* Task prompt *
Omit pictures and quote the listing below line by line, from its start through the line that holds "import plotly.graph_objects as go".

— Start Raw data —

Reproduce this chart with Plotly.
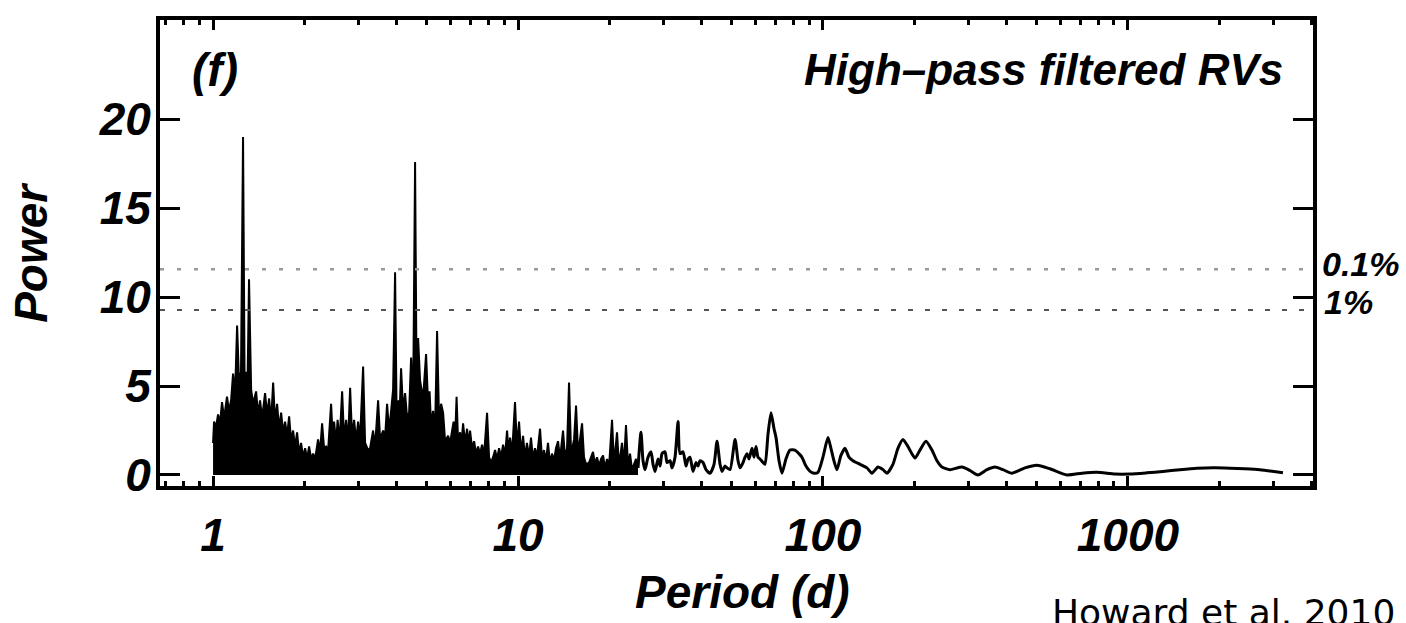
import plotly.graph_objects as go

# ---------------- data ----------------
# dense part of the periodogram (1 d to ~25 d); troughs = visible lower envelope
period_dense = [
    1.000, 1.0076, 1.023, 1.0385, 1.054, 1.070, 1.087, 1.111, 1.128, 1.146,
    1.163, 1.181, 1.199, 1.217, 1.235, 1.254, 1.2685, 1.283, 1.2976, 1.312,
    1.333, 1.353, 1.384, 1.405, 1.426, 1.448, 1.481, 1.504, 1.527, 1.550,
    1.574, 1.597, 1.622, 1.646, 1.672, 1.697, 1.723, 1.749, 1.776, 1.803,
    1.830, 1.858, 1.886, 1.915, 1.944, 1.974, 2.004, 2.034, 2.065, 2.097,
    2.128, 2.161, 2.210, 2.244, 2.278, 2.313, 2.348, 2.384, 2.438, 2.475,
    2.494, 2.532, 2.561, 2.600, 2.650, 2.690, 2.731, 2.772, 2.815, 2.857,
    2.901, 2.945, 2.990, 3.035, 3.105, 3.152, 3.224, 3.273, 3.348, 3.399,
    3.477, 3.530, 3.611, 3.666, 3.721, 3.778, 3.836, 3.894, 3.953, 3.998,
    4.044, 4.090, 4.136, 4.199, 4.263, 4.328, 4.394, 4.461, 4.529, 4.597,
    4.650, 4.703, 4.774, 4.883, 4.995, 5.070, 5.129, 5.187, 5.266, 5.347,
    5.428, 5.511, 5.594, 5.680, 5.766, 5.898, 5.988, 6.079, 6.148, 6.218,
    6.289, 6.360, 6.457, 6.530, 6.605, 6.705, 6.807, 6.885, 6.963, 7.069,
    7.177, 7.286, 7.397, 7.509, 7.623, 7.739, 7.917, 8.037, 8.160, 8.284,
    8.410, 8.538, 8.668, 8.800, 8.933, 9.069, 9.207, 9.312, 9.418, 9.562,
    9.776, 9.925, 10.08, 10.23, 10.39, 10.54, 10.70, 10.87, 11.03, 11.20,
    11.37, 11.54, 11.81, 11.99, 12.17, 12.35, 12.54, 12.73, 12.93, 13.12,
    13.32, 13.53, 13.73, 14.05, 14.26, 14.48, 14.70, 14.93, 15.27, 15.50,
    15.74, 15.97, 16.22, 16.46, 16.72, 17.10, 17.36, 17.62, 17.89, 18.16,
    18.44, 18.72, 19.01, 19.29, 19.59, 19.89, 20.34, 20.65, 21.12, 21.44,
    21.93, 22.26, 22.60, 22.95, 23.30, 23.65, 24.01, 24.38, 24.75,
]
power_dense = [
    1.8, 3.0, 2.7, 3.4, 2.9, 4.1, 3.2, 4.4, 3.6, 4.2,
    5.7, 4.6, 8.4, 5.2, 5.8, 19.0, 5.5, 5.8, 5.2, 11.0,
    4.8, 4.0, 4.7, 3.4, 4.2, 3.2, 4.6, 3.4, 4.3, 3.0,
    5.2, 3.0, 4.0, 2.6, 3.5, 2.4, 3.0, 2.2, 3.3, 1.9,
    2.5, 1.6, 2.4, 1.2, 1.8, 1.0, 1.5, 0.9, 1.6, 0.9,
    1.2, 0.9, 2.0, 1.3, 2.9, 1.5, 1.6, 1.4, 4.0, 1.7,
    3.0, 1.8, 3.1, 1.9, 4.7, 2.0, 3.1, 1.9, 4.9, 2.1,
    3.1, 1.9, 3.0, 2.0, 6.1, 1.8, 1.4, 1.5, 2.5, 1.6,
    4.2, 2.0, 2.5, 2.1, 4.0, 2.5, 3.6, 4.8, 11.4, 3.5,
    4.2, 3.4, 6.0, 3.6, 4.6, 3.2, 3.5, 6.6, 4.0, 17.6,
    5.0, 7.7, 5.3, 4.3, 6.8, 4.0, 4.7, 2.8, 3.6, 2.6,
    8.1, 3.0, 4.0, 3.5, 1.9, 2.2, 1.8, 2.5, 3.0, 2.0,
    4.4, 1.9, 2.4, 1.8, 2.9, 1.8, 2.6, 1.7, 2.5, 1.5,
    1.9, 1.2, 1.6, 1.2, 1.7, 1.1, 3.5, 1.0, 0.7, 1.0,
    1.4, 0.9, 1.5, 1.0, 1.7, 1.1, 2.5, 1.3, 2.1, 1.2,
    4.1, 1.5, 3.0, 1.2, 2.2, 1.0, 1.8, 1.0, 2.1, 0.9,
    1.5, 1.0, 2.6, 0.9, 1.4, 0.8, 1.8, 0.7, 1.2, 0.8,
    1.5, 1.9, 0.9, 2.5, 1.0, 1.5, 5.2, 1.2, 2.0, 3.9,
    1.2, 2.0, 2.9, 1.0, 0.6, 0.7, 1.0, 1.3, 0.6, 1.0,
    0.5, 0.9, 1.1, 0.4, 0.9, 0.5, 3.1, 0.6, 2.4, 0.5,
    1.8, 0.6, 2.8, 0.5, 1.2, 0.3, 0.6, 0.9, 0.4,
]

# smoother long-period part (~25 d to ~3200 d)
period_long = [
    24.75, 25.31, 25.70, 26.09, 26.69, 27.31, 27.72, 28.14, 28.79, 29.23,
    29.67, 30.35, 30.81, 31.52, 31.99, 32.73, 33.48, 33.99, 34.77, 35.57,
    36.11, 36.65, 37.49, 38.35, 38.94, 39.53, 40.44, 41.36, 42.63, 43.94,
    44.94, 45.97, 46.67, 47.74, 48.47, 49.58, 51.49, 52.66, 53.47, 54.69,
    55.52, 56.37, 57.22, 58.53, 59.42, 60.32, 61.24, 62.18, 63.60, 64.57,
    66.05, 67.56, 69.11, 70.16, 71.77, 73.41, 75.62, 77.95, 80.94, 83.42,
    85.33, 87.95, 90.69, 93.44, 96.30, 100.0, 103.85, 106.22, 108.66, 111.14,
    114.55, 118.09, 121.70, 125.42, 132.23, 139.40, 144.76, 151.47, 157.30, 162.13,
    169.63, 176.15, 182.93, 189.97, 200.33, 208.04, 217.68, 227.77, 236.54, 245.64,
    260.92, 285.60, 303.35, 322.22, 345.0, 366.4, 389.2, 416.6, 459.6, 503.0,
    555.0, 631.0, 706.7, 791.4, 906.9, 1015.2, 1154, 1302, 1481, 1684,
    1929, 2160, 2419, 2709, 3224,
]
power_long = [
    0.4, 2.4, 0.8, 0.3, 1.0, 1.3, 0.6, 0.2, 0.9, 0.5,
    1.2, 1.3, 0.7, 0.8, 0.4, 1.0, 3.0, 1.2, 1.3, 0.5,
    0.9, 1.0, 0.2, 0.7, 0.5, 0.8, 0.7, 0.3, 0.1, 0.6,
    1.9, 0.6, 0.2, 0.5, 0.4, 0.3, 2.0, 0.8, 0.4, 0.7,
    1.0, 1.2, 0.9, 1.5, 1.0, 1.6, 1.0, 0.9, 0.7, 0.6,
    2.3, 3.5, 2.6, 2.1, 0.8, 0.1, 0.9, 1.4, 1.4, 1.2,
    1.0, 0.5, 0.2, 0.1, 0.15, 1.0, 2.1, 1.5, 0.8, 0.3,
    1.1, 1.5, 1.0, 0.8, 0.6, 0.4, 0.1, 0.45, 0.3, 0.1,
    0.6, 1.5, 2.0, 1.6, 0.95, 1.4, 1.9, 1.4, 0.8, 0.45,
    0.3, 0.45, 0.25, 0.0, 0.3, 0.45, 0.3, 0.1, 0.4, 0.55,
    0.35, 0.0, 0.1, 0.15, 0.05, 0.05, 0.12, 0.2, 0.3, 0.38,
    0.4, 0.38, 0.35, 0.3, 0.12,
]

# false-alarm-probability levels
fap_levels = [11.57, 9.27]
fap_labels = ["0.1%", "1%"]

# axis ticks
x_major = [1, 10, 100, 1000]
x_major_text = ["1", "10", "100", "1000"]
x_minor = [0.7, 0.8, 0.9, 2, 3, 4, 5, 6, 7, 8, 9,
           20, 30, 40, 50, 60, 70, 80, 90,
           200, 300, 400, 500, 600, 700, 800, 900,
           2000, 3000, 4000]
y_major = [0, 5, 10, 15, 20]

# ---------------- figure ----------------
BOLD = "Liberation Sans, Arial, sans-serif"
bfont = dict(family=BOLD, size=46, color="black", weight="bold", style="italic")

fig = go.Figure()
fig.add_trace(go.Scatter(
    x=period_dense, y=power_dense, mode="lines",
    line=dict(color="black", width=2), fill="tozeroy", fillcolor="black",
    hoverinfo="x+y",
))
fig.add_trace(go.Scatter(
    x=period_long, y=power_long, mode="lines",
    line=dict(color="black", width=3, shape="spline", smoothing=0.6),
    hoverinfo="x+y",
))

fap_styles = [dict(color="#9a9a9a", width=2.5, dash="4px,13px"),
              dict(color="#555555", width=2, dash="5px,12px")]
for lvl, sty in zip(fap_levels, fap_styles):
    fig.add_shape(type="line", xref="paper", x0=0, x1=1, yref="y", y0=lvl, y1=lvl,
                  line=sty, layer="above")

fig.update_layout(
    width=1406, height=623,
    margin=dict(l=160, r=93, t=20, b=137),
    plot_bgcolor="white", paper_bgcolor="white",
    showlegend=False,
)
fig.update_xaxes(
    type="log", range=[-0.174, 3.607],
    tickvals=x_major, ticktext=x_major_text,
    ticks="inside", ticklen=10, tickwidth=3, tickcolor="black",
    showline=True, linewidth=4, linecolor="black", mirror="ticks",
    showgrid=False, zeroline=False,
    tickfont=bfont, ticklabelstandoff=6,
    minor=dict(tickvals=x_minor, ticks="inside", ticklen=5, tickwidth=3,
               tickcolor="black", showgrid=False),
)
fig.update_yaxes(
    range=[-0.62, 25.58], tickvals=y_major,
    ticks="inside", ticklen=20, tickwidth=3, tickcolor="black",
    showline=True, linewidth=4, linecolor="black", mirror="ticks",
    showgrid=False, zeroline=False,
    tickfont=bfont, ticklabelstandoff=-4,
)

ann = []
ann.append(dict(text="(f)", xref="paper", yref="paper", x=0.026, y=0.893,
                xanchor="left", yanchor="middle", showarrow=False, font=bfont))
ann.append(dict(text="High–pass filtered RVs", xref="paper", yref="paper",
                x=0.9757, y=0.893, xanchor="right", yanchor="middle",
                showarrow=False, font=dict(bfont, size=44)))
lab_font = dict(family=BOLD, size=34, color="black", weight="bold", style="italic")
ann.append(dict(text=fap_labels[0], xref="paper", yref="paper", x=1.006, y=0.476,
                xanchor="left", yanchor="middle", showarrow=False, font=lab_font))
ann.append(dict(text=fap_labels[1], xref="paper", yref="paper", x=1.008, y=0.395,
                xanchor="left", yanchor="middle", showarrow=False, font=lab_font))
ann.append(dict(text="Power", xref="paper", yref="paper", x=-0.112, y=0.5,
                xanchor="center", yanchor="middle", textangle=-90,
                showarrow=False, font=bfont))
ann.append(dict(text="Period (d)", xref="paper", yref="paper", x=0.505, y=-0.2275,
                xanchor="center", yanchor="middle", showarrow=False, font=bfont))
ann.append(dict(text="Howard et al. 2010", xref="paper", yref="paper",
                x=0.772, y=-0.223, xanchor="left", yanchor="top", showarrow=False,
                font=dict(family="DejaVu Sans", size=36, color="black")))
fig.update_layout(annotations=ann)

fig.write_html("out.html")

— End Raw data —

* Exercise output *
Reproduce this chart with Plotly.
import plotly.graph_objects as go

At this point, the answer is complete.